Bloomberg reports on the new Tesla Model 3, which it notes "has a starting price of $35,000." It notes further that "The U.S. government provides a tax rebate of $7,500 for electric cars. Some states offer additional incentives. In California and New York, for example, a base Model 3 might cost as little as $25,000."
I can see arguments on both sides of that one. If the goal is decreasing fossil fuel emissions and therefore curbing climate change, maybe it'd be more effective to raise the gas tax, and let people figure out for themselves whether they want to respond by driving less (and walking, biking, or taking buses or subways more), buying an electric car, or buying a car that is non-electric but is nonetheless smaller or more fuel efficient. But a gas tax increase looks like a tax increase, while the electric car subsidy looks like the government is giving something — "the U.S. government provides," as Bloomberg puts it — rather than taking it away. The lost sales of non-electric cars and trucks, and the taxes collected, or funds borrowed, to fund the subsidies, are less directly visible than a gas tax increase would be.

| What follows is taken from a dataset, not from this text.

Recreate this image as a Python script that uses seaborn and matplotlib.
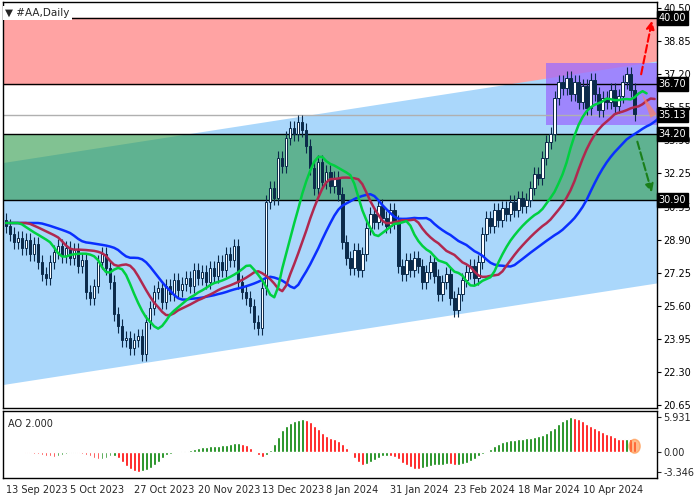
import numpy as np
import pandas as pd
import matplotlib
matplotlib.use('Agg')
import matplotlib.pyplot as plt
from matplotlib.patches import Polygon, Rectangle, Ellipse
import seaborn as sns

# daily closes, 13 Sep 2023 .. late Apr 2024
closes = [
    29.6, 29.2, 28.8, 29.0, 28.5, 28.9, 28.2, 28.7, 27.8, 27.2,
    27.0, 27.8, 28.3, 28.6, 28.1, 28.5, 28.0, 28.4, 27.6, 27.9,
    26.3, 26.0, 26.6, 27.8, 28.2, 27.5, 26.8, 25.2, 24.6, 23.9,
    24.0, 23.5, 23.9, 24.1, 23.2, 24.8, 25.5, 26.3, 26.5, 25.8,
    26.6, 26.2, 26.9, 26.4, 26.7, 27.0, 26.6, 27.4, 27.0, 27.3,
    26.8, 27.5, 27.1, 27.8, 27.4, 28.2, 27.9, 28.6, 26.8, 26.3,
    26.0, 25.6, 24.8, 24.5, 26.5, 30.8, 31.5, 31.0, 33.0, 32.6,
    34.0, 34.5, 34.2, 34.8, 34.4, 33.6, 32.5, 31.5, 32.8, 31.8,
    32.3, 31.6, 32.0, 31.2, 28.8, 28.0, 27.5, 28.4, 27.4, 28.2,
    29.5, 30.2, 29.8, 30.6, 30.0, 29.6, 30.4, 29.8, 27.6, 27.2,
    27.9, 27.4, 28.0, 27.6, 26.8, 27.3, 27.8, 27.1, 26.2, 26.8,
    27.2, 26.0, 25.4, 26.2, 26.9, 27.3, 27.6, 27.0, 27.8, 29.2,
    30.0, 29.6, 30.4, 29.9, 30.5, 30.2, 30.8, 30.4, 31.0, 30.6,
    30.9, 31.5, 32.2, 32.0, 33.0, 33.8, 34.2, 36.0, 36.8, 36.5,
    37.0, 36.2, 36.8, 35.8, 36.6, 35.5, 36.9, 36.2, 35.4, 36.0,
    35.8, 36.4, 35.6, 36.1, 36.8, 37.2, 36.4, 35.2,
]
first_open = 29.9
date_labels = ['13 Sep 2023', '5 Oct 2023', '27 Oct 2023', '20 Nov 2023', '13 Dec 2023',
               '8 Jan 2024', '31 Jan 2024', '23 Feb 2024', '18 Mar 2024', '10 Apr 2024']
date_bars = [0, 16, 32, 48, 64, 80, 96, 112, 128, 144]
levels = [40.00, 36.70, 34.20, 30.90]
last_price = 35.13
price_ticks = [40.50, 38.85, 37.20, 35.55, 33.90, 32.25, 30.55, 28.90, 27.25, 25.60, 23.95, 22.30, 20.65]
channel_top = (32.77, 0.0311)   # value at bar 0, slope per bar
channel_bottom = (21.67, 0.0311)
box_bars = (135, 163)
box_prices = (34.65, 37.75)

sns.set_style('white')
plt.rcParams['font.family'] = ['DejaVu Sans']

n = len(closes)
df = pd.DataFrame({'bar': np.arange(n), 'close': closes})
df['open'] = [first_open] + closes[:-1]
df['high'] = df[['open', 'close']].max(axis=1) + 0.35
df['low'] = df[['open', 'close']].min(axis=1) - 0.35
median = (df['high'] + df['low']) / 2

fig = plt.figure(figsize=(7, 5), dpi=100)
ax = fig.add_axes([0.004, 0.184, 0.934, 0.812])
ax2 = fig.add_axes([0.004, 0.044, 0.934, 0.134])
xmax = 162.5
for a in (ax, ax2):
    a.set_xlim(-0.8, xmax)
    for s in a.spines.values():
        s.set_color('black')
        s.set_linewidth(1)
ax.set_ylim(20.5, 40.8)

# zones
ax.axhspan(levels[1], levels[0], color='#ffa3a3', zorder=0)
x0, x1 = -0.8, 200
ax.add_patch(Polygon([[x0, channel_bottom[0] + channel_bottom[1] * x0],
                      [x1, channel_bottom[0] + channel_bottom[1] * x1],
                      [x1, channel_top[0] + channel_top[1] * x1],
                      [x0, channel_top[0] + channel_top[1] * x0]],
                     closed=True, color='#aad7fb', zorder=0.5, lw=0))
ax.axhspan(levels[3], levels[2], color='#2e9a4a', alpha=0.6, zorder=1, lw=0)
ax.add_patch(Rectangle((box_bars[0], box_prices[0]), box_bars[1] - box_bars[0],
                       box_prices[1] - box_prices[0], color='#9b6bff', alpha=0.75, zorder=1.2, lw=0))
for lv in levels:
    ax.axhline(lv, color='black', lw=1, zorder=1.5)
ax.axhline(last_price, color='#b0b0b0', lw=1, zorder=1.5)

# candles
navy = '#0b2a4a'
for r in df.itertuples():
    ax.vlines(r.bar, r.low, r.high, color=navy, lw=0.8, zorder=3)
    bottom = min(r.open, r.close)
    h = max(abs(r.close - r.open), 0.05)
    face = 'white' if r.close >= r.open else navy
    ax.add_patch(Rectangle((r.bar - 0.3, bottom), 0.6, h, facecolor=face,
                           edgecolor=navy, lw=0.7, zorder=3.5))

# alligator-style smoothed averages
def smma(period, shift):
    v = median.ewm(alpha=1 / period, adjust=False).mean()
    v = pd.Series(np.r_[[np.nan] * shift, v.values])
    return v.bfill()
lines = pd.DataFrame({'bar': np.arange(n + 8)})
for name, period, shift, col in [('blue', 13, 8, '#0a2fff'), ('red', 8, 5, '#b0284f'), ('green', 5, 3, '#00d040')]:
    v = smma(period, shift)
    lines[name] = v.reindex(range(n + 8)).values
    sns.lineplot(data=lines, x='bar', y=name, color=col, lw=1.8, ax=ax, zorder=4)
ax.set_xlabel('')
ax.set_ylabel('')

# arrows and fan
ax.annotate('', xy=(161.5, 40.0), xytext=(158.5, 37.05),
            arrowprops=dict(arrowstyle='-|>', color='red', lw=1.5, ls='--', mutation_scale=12), zorder=6)
ax.annotate('', xy=(161.5, 31.15), xytext=(157.5, 33.95),
            arrowprops=dict(arrowstyle='-|>', color='#1a7f1a', lw=1.5, ls='--', mutation_scale=12), zorder=6)
ax.add_patch(Polygon([[158.8, 36.2], [162.5, 35.2], [161.0, 35.0]], color='#ff8060', alpha=0.7, zorder=5, lw=0))

# right axis labels
ax.yaxis.tick_right()
ax.set_yticks(price_ticks)
ax.set_yticklabels([f'{t:.2f}' for t in price_ticks])
ax.tick_params(axis='y', labelsize=7, length=3, pad=2, colors='black')
ax.set_xticks([])
for lv in levels + [last_price]:
    ax.text(1.003, lv, f'{lv:.2f}', transform=ax.get_yaxis_transform(), ha='left', va='center',
            fontsize=7, color='white', bbox=dict(boxstyle='square,pad=0.2', fc='black', ec='black'),
            clip_on=False, zorder=10)
ax.text(0.004, 0.985, '\u25bc #AA,Daily', transform=ax.transAxes, fontsize=7.5, va='top', ha='left',
        bbox=dict(fc='white', ec='none', pad=1.5), zorder=10)

# Awesome Oscillator
ao = (median.rolling(5, min_periods=1).mean() - median.rolling(34, min_periods=1).mean()).values
cols = ['#008000' if i > 0 and ao[i] > ao[i - 1] else '#ff0000' for i in range(n)]
ao_df = pd.DataFrame({'bar': np.arange(n), 'ao': ao})
ax2.bar(ao_df['bar'], ao_df['ao'], width=0.7, color=cols)
ax2.add_patch(Ellipse((n - 1, ao[-1] / 2), 2.8, abs(ao[-1]) * 1.2, color='#ff9040', alpha=0.6, zorder=5))
lo, hi = ao.min(), ao.max()
pad = (hi - lo) * 0.12
ax2.set_ylim(lo - pad, hi + pad)
ax2.yaxis.tick_right()
ax2.set_yticks([hi, 0, lo])
ax2.set_yticklabels([f'{hi:.3f}', '0.00', f'{lo:.3f}'])
ax2.tick_params(axis='y', labelsize=7, length=3, pad=2)
ax2.set_xticks(date_bars)
ax2.set_xticklabels(date_labels, ha='left', fontsize=7)
ax2.tick_params(axis='x', length=3, pad=2)
ax2.text(0.008, 0.88, 'AO 2.000', transform=ax2.transAxes, fontsize=7, va='top')

fig.savefig('out.png', dpi=100)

One challenge for Tesla is whether it can build cars so good that individual customers would be willing to buy them even without being paid $7,500 by the government.
It's one thing to subsidize electric cars; it's another thing to ban the sale of new gas-powered vehicles. A New York Times editorial recently reported that such a move is under way:
The drive to switch to electric cars went a mile further last Wednesday when Britain joined France in pledging to end the sale of new gas and diesel cars by 2040. Norway and India have also said they want to get rid of gas and diesel cars...Bringing people around is a big challenge in the fight against climate change. That's one reason the announcements by Britain, France, India and Norway are important, and the more governments that follow suit, the better.
If the Times feels so strongly about this, nothing is stopping the Times Company from immediately converting its entire fleet of newspaper delivery trucks to electric power or from requiring its home delivery contractors to use electric powered vehicles. It won't, though, because that would be more expensive, and the newspaper already is struggling financially (or at least intermittently claims it is when it is plumping for an antitrust exemption or explaining reductions in news coverage and staffing.) Again, it's a challenge for the electric car industry: come up with a product so good that customers would buy them of their own free will, without having to be forced to do so by the government banning the sale of competing products.